The syllabify module provides basic analysis and manipulation of Greek syllables. It can syllabify words, give you the onset, nucleus, code, rime or body of a syllable, judge syllable length or give you the accentuation class of word.

The accentuation module uses the other two modules to accentuate Ancient Greek words. As well as listing possible_accentuations for a given unaccented word, it can produce recessive and (given another form with an accent) persistent accentuations.

Another name from my past and a welcome reminder that not all of computer science is focused on recommending ephemera for our consumption.

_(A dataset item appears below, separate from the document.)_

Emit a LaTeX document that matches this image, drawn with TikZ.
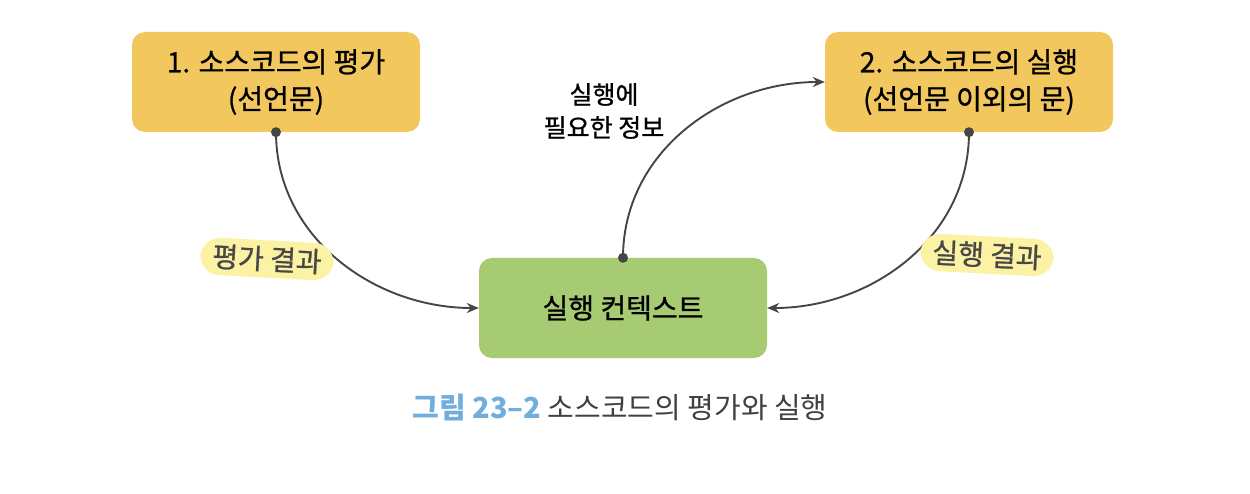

Modelling Stems and Principal Part Lists (Attic Greek)

Friday, June 17th, 2016

Modelling Stems and Principal Part Lists by James Tauber.

From the post:

This is part 0 of a series of blog posts about modelling stems and principal part lists, particularly for Attic Greek but hopefully more generally applicable. This is largely writing up work already done but I’m doing cleanup as I go along as well.

A core part of the handling of verbs in the Morphological Lexicon is the set of terminations and sandhi rules that can generate paradigms attested in grammars like Louise Pratt’s The Essentials of Greek Grammar. Another core part is the stem information for a broader range of verbs usually conveyed in works like Pratt’s in the form of lists of principal parts.

A rough outline of future posts is:

  • the sources of principal part lists for this work
  • lemmas in the Pratt principal parts
  • lemma differences across lists
  • what information is captured in each of the lists individually
  • how to model a merge of the lists
  • inferring stems from principal parts
  • stems, terminations and sandhi
  • relationships between stems
  • ???

I’ll update this outline with links as posts are published.

(emphasis in original)

A welcome reminder of projects that transcend the ephemera that is social media.

Or should I say “modern” social media?

The texts we parse so carefully were originally spoken, recorded and copied, repeatedly, without the benefit of modern reference grammars and/or dictionaries.